● Exercise details:
Output each line exactly as it appears, skipping any embedded picture.

▼

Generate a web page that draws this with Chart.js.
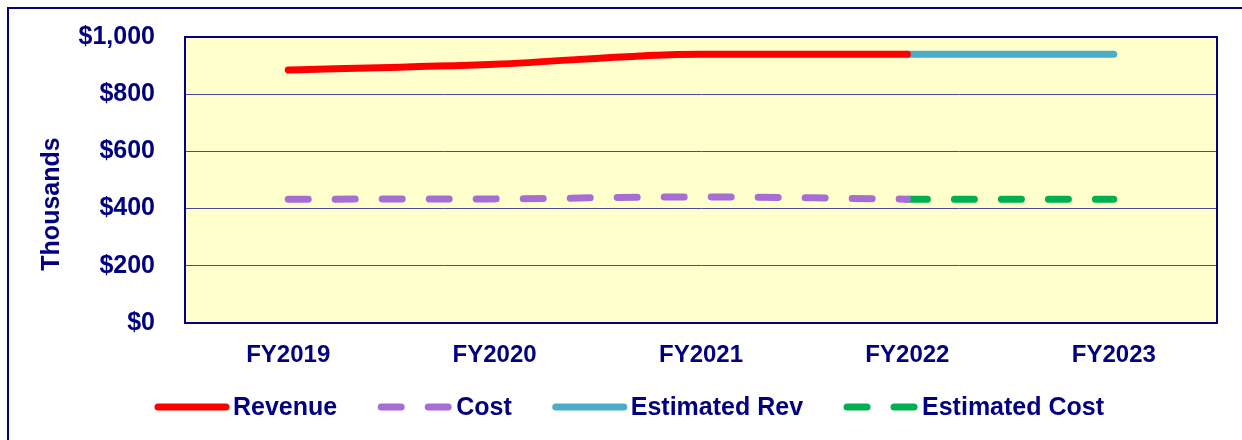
<!DOCTYPE html>
<html>
<head>
<meta charset="utf-8">
<script src="https://cdn.jsdelivr.net/npm/chart.js@4"></script>
<style>
  html, body { margin: 0; padding: 0; background: #fff; overflow: hidden; }
  #wrap { position: relative; width: 1242px; height: 440px; }
  #frame { position: absolute; left: 7px; top: 7px; width: 1300px; height: 500px; border: 2px solid #000080; }
  #c { position: absolute; left: 0; top: 0; }
</style>
</head>
<body>
<div id="wrap">
  <div id="frame"></div>
  <canvas id="c" width="1242" height="440"></canvas>
</div>
<script>
var years = ['FY2019', 'FY2020', 'FY2021', 'FY2022', 'FY2023'];
var revenue = [885, 905, 940, 940, null];
var cost = [433, 434, 441, 433, null];
var estRev = [null, null, null, 940, 940];
var estCost = [null, null, null, 433, 433];
var yMax = 1000;
var yStep = 200;
var yTitle = 'Thousands';

var navy = '#000080';
var font = "'Liberation Sans', Arial, sans-serif";

// plot area fill + frame, y title
var plotBox = {
    id: 'plotBox',
    beforeDraw: function (chart) {
        var a = chart.chartArea, ctx = chart.ctx;
        ctx.save();
        ctx.fillStyle = '#FFFFCC';
        ctx.fillRect(a.left, a.top, a.right - a.left, a.bottom - a.top);
        ctx.restore();
    },
    afterDraw: function (chart) {
        var a = chart.chartArea, ctx = chart.ctx;
        ctx.save();
        ctx.strokeStyle = navy;
        ctx.lineWidth = 2;
        ctx.strokeRect(a.left, a.top, a.right - a.left, a.bottom - a.top);
        // title sits a bit below the middle, like the original
        ctx.translate(52, (a.top + a.bottom) / 2 + 24);
        ctx.rotate(-Math.PI / 2);
        ctx.font = 'bold 25px ' + font;
        ctx.fillStyle = navy;
        ctx.textAlign = 'center';
        ctx.textBaseline = 'middle';
        ctx.fillText(yTitle, 0, 0);
        ctx.restore();
    }
};

// legend drawn by hand so the spacing matches
var lineLegend = {
    id: 'lineLegend',
    afterDraw: function (chart) {
        var ctx = chart.ctx;
        var sets = chart.data.datasets;
        var symW = 68, txtGap = 7, itemGap = 44, y = 407;
        ctx.save();
        ctx.font = 'bold 25px ' + font;
        var total = 0;
        sets.forEach(function (ds, i) {
            total += symW + txtGap + ctx.measureText(ds.label).width;
            if (i > 0) total += itemGap;
        });
        var x = 631 - total / 2;
        sets.forEach(function (ds) {
            ctx.strokeStyle = ds.borderColor;
            ctx.lineWidth = ds.borderWidth;
            ctx.lineCap = 'round';
            ctx.setLineDash(ds.borderDash || []);
            ctx.beginPath();
            ctx.moveTo(x, y);
            ctx.lineTo(x + symW, y);
            ctx.stroke();
            ctx.setLineDash([]);
            ctx.fillStyle = navy;
            ctx.textBaseline = 'middle';
            ctx.textAlign = 'left';
            ctx.fillText(ds.label, x + symW + txtGap, y + 1);
            x += symW + txtGap + ctx.measureText(ds.label).width + itemGap;
        });
        ctx.restore();
    }
};

new Chart(document.getElementById('c').getContext('2d'), {
    type: 'line',
    data: {
        labels: years,
        datasets: [{
            label: 'Revenue',
            data: revenue,
            borderColor: '#FF0000',
            borderWidth: 7,
            borderCapStyle: 'round',
            cubicInterpolationMode: 'monotone',
            pointRadius: 0,
            fill: false
        }, {
            label: 'Cost',
            data: cost,
            borderColor: '#A66DD4',
            borderWidth: 7,
            borderDash: [20, 27],
            borderCapStyle: 'round',
            cubicInterpolationMode: 'monotone',
            pointRadius: 0,
            fill: false
        }, {
            label: 'Estimated Rev',
            data: estRev,
            borderColor: '#4BACC6',
            borderWidth: 7,
            borderCapStyle: 'round',
            pointRadius: 0,
            fill: false
        }, {
            label: 'Estimated Cost',
            data: estCost,
            borderColor: '#00B050',
            borderWidth: 7,
            borderDash: [20, 27],
            borderCapStyle: 'round',
            pointRadius: 0,
            fill: false
        }]
    },
    options: {
        responsive: false,
        animation: false,
        spanGaps: false,
        layout: { padding: { left: 40, top: 37, right: 25, bottom: 0 } },
        plugins: {
            legend: { display: false },
            tooltip: { enabled: false }
        },
        scales: {
            x: {
                offset: true,
                grid: { display: false, drawTicks: false },
                border: { color: navy, width: 2 },
                ticks: {
                    color: navy,
                    padding: 18,
                    font: { family: font, size: 24, weight: 'bold' }
                },
                afterFit: function (s) { s.height = 117; }
            },
            y: {
                min: 0,
                max: yMax,
                grid: { color: '#4B4B9B', lineWidth: 1, drawTicks: false },
                border: { color: navy, width: 2 },
                ticks: {
                    stepSize: yStep,
                    color: navy,
                    padding: 30,
                    font: { family: font, size: 25, weight: 'bold' },
                    callback: function (v) { return '$' + v.toLocaleString('en-US'); }
                },
                afterFit: function (s) {
                    s.width = 145;
                    s.paddingTop = 0;
                    s.paddingBottom = 0;
                }
            }
        }
    },
    plugins: [plotBox, lineLegend]
});
</script>
</body>
</html>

▲

● Exercise response:
Generate a web page that draws this with Chart.js.
<!DOCTYPE html>
<html>
<head>
<meta charset="utf-8">
<script src="https://cdn.jsdelivr.net/npm/chart.js@4"></script>
<style>
  html, body { margin: 0; padding: 0; background: #fff; overflow: hidden; }
  #wrap { position: relative; width: 1242px; height: 440px; }
  #frame { position: absolute; left: 7px; top: 7px; width: 1300px; height: 500px; border: 2px solid #000080; }
  #c { position: absolute; left: 0; top: 0; }
</style>
</head>
<body>
<div id="wrap">
  <div id="frame"></div>
  <canvas id="c" width="1242" height="440"></canvas>
</div>
<script>
var years = ['FY2019', 'FY2020', 'FY2021', 'FY2022', 'FY2023'];
var revenue = [885, 905, 940, 940, null];
var cost = [433, 434, 441, 433, null];
var estRev = [null, null, null, 940, 940];
var estCost = [null, null, null, 433, 433];
var yMax = 1000;
var yStep = 200;
var yTitle = 'Thousands';

var navy = '#000080';
var font = "'Liberation Sans', Arial, sans-serif";

// plot area fill + frame, y title
var plotBox = {
    id: 'plotBox',
    beforeDraw: function (chart) {
        var a = chart.chartArea, ctx = chart.ctx;
        ctx.save();
        ctx.fillStyle = '#FFFFCC';
        ctx.fillRect(a.left, a.top, a.right - a.left, a.bottom - a.top);
        ctx.restore();
    },
    afterDraw: function (chart) {
        var a = chart.chartArea, ctx = chart.ctx;
        ctx.save();
        ctx.strokeStyle = navy;
        ctx.lineWidth = 2;
        ctx.strokeRect(a.left, a.top, a.right - a.left, a.bottom - a.top);
        // title sits a bit below the middle, like the original
        ctx.translate(52, (a.top + a.bottom) / 2 + 24);
        ctx.rotate(-Math.PI / 2);
        ctx.font = 'bold 25px ' + font;
        ctx.fillStyle = navy;
        ctx.textAlign = 'center';
        ctx.textBaseline = 'middle';
        ctx.fillText(yTitle, 0, 0);
        ctx.restore();
    }
};

// legend drawn by hand so the spacing matches
var lineLegend = {
    id: 'lineLegend',
    afterDraw: function (chart) {
        var ctx = chart.ctx;
        var sets = chart.data.datasets;
        var symW = 68, txtGap = 7, itemGap = 44, y = 407;
        ctx.save();
        ctx.font = 'bold 25px ' + font;
        var total = 0;
        sets.forEach(function (ds, i) {
            total += symW + txtGap + ctx.measureText(ds.label).width;
            if (i > 0) total += itemGap;
        });
        var x = 631 - total / 2;
        sets.forEach(function (ds) {
            ctx.strokeStyle = ds.borderColor;
            ctx.lineWidth = ds.borderWidth;
            ctx.lineCap = 'round';
            ctx.setLineDash(ds.borderDash || []);
            ctx.beginPath();
            ctx.moveTo(x, y);
            ctx.lineTo(x + symW, y);
            ctx.stroke();
            ctx.setLineDash([]);
            ctx.fillStyle = navy;
            ctx.textBaseline = 'middle';
            ctx.textAlign = 'left';
            ctx.fillText(ds.label, x + symW + txtGap, y + 1);
            x += symW + txtGap + ctx.measureText(ds.label).width + itemGap;
        });
        ctx.restore();
    }
};

new Chart(document.getElementById('c').getContext('2d'), {
    type: 'line',
    data: {
        labels: years,
        datasets: [{
            label: 'Revenue',
            data: revenue,
            borderColor: '#FF0000',
            borderWidth: 7,
            borderCapStyle: 'round',
            cubicInterpolationMode: 'monotone',
            pointRadius: 0,
            fill: false
        }, {
            label: 'Cost',
            data: cost,
            borderColor: '#A66DD4',
            borderWidth: 7,
            borderDash: [20, 27],
            borderCapStyle: 'round',
            cubicInterpolationMode: 'monotone',
            pointRadius: 0,
            fill: false
        }, {
            label: 'Estimated Rev',
            data: estRev,
            borderColor: '#4BACC6',
            borderWidth: 7,
            borderCapStyle: 'round',
            pointRadius: 0,
            fill: false
        }, {
            label: 'Estimated Cost',
            data: estCost,
            borderColor: '#00B050',
            borderWidth: 7,
            borderDash: [20, 27],
            borderCapStyle: 'round',
            pointRadius: 0,
            fill: false
        }]
    },
    options: {
        responsive: false,
        animation: false,
        spanGaps: false,
        layout: { padding: { left: 40, top: 37, right: 25, bottom: 0 } },
        plugins: {
            legend: { display: false },
            tooltip: { enabled: false }
        },
        scales: {
            x: {
                offset: true,
                grid: { display: false, drawTicks: false },
                border: { color: navy, width: 2 },
                ticks: {
                    color: navy,
                    padding: 18,
                    font: { family: font, size: 24, weight: 'bold' }
                },
                afterFit: function (s) { s.height = 117; }
            },
            y: {
                min: 0,
                max: yMax,
                grid: { color: '#4B4B9B', lineWidth: 1, drawTicks: false },
                border: { color: navy, width: 2 },
                ticks: {
                    stepSize: yStep,
                    color: navy,
                    padding: 30,
                    font: { family: font, size: 25, weight: 'bold' },
                    callback: function (v) { return '$' + v.toLocaleString('en-US'); }
                },
                afterFit: function (s) {
                    s.width = 145;
                    s.paddingTop = 0;
                    s.paddingBottom = 0;
                }
            }
        }
    },
    plugins: [plotBox, lineLegend]
});
</script>
</body>
</html>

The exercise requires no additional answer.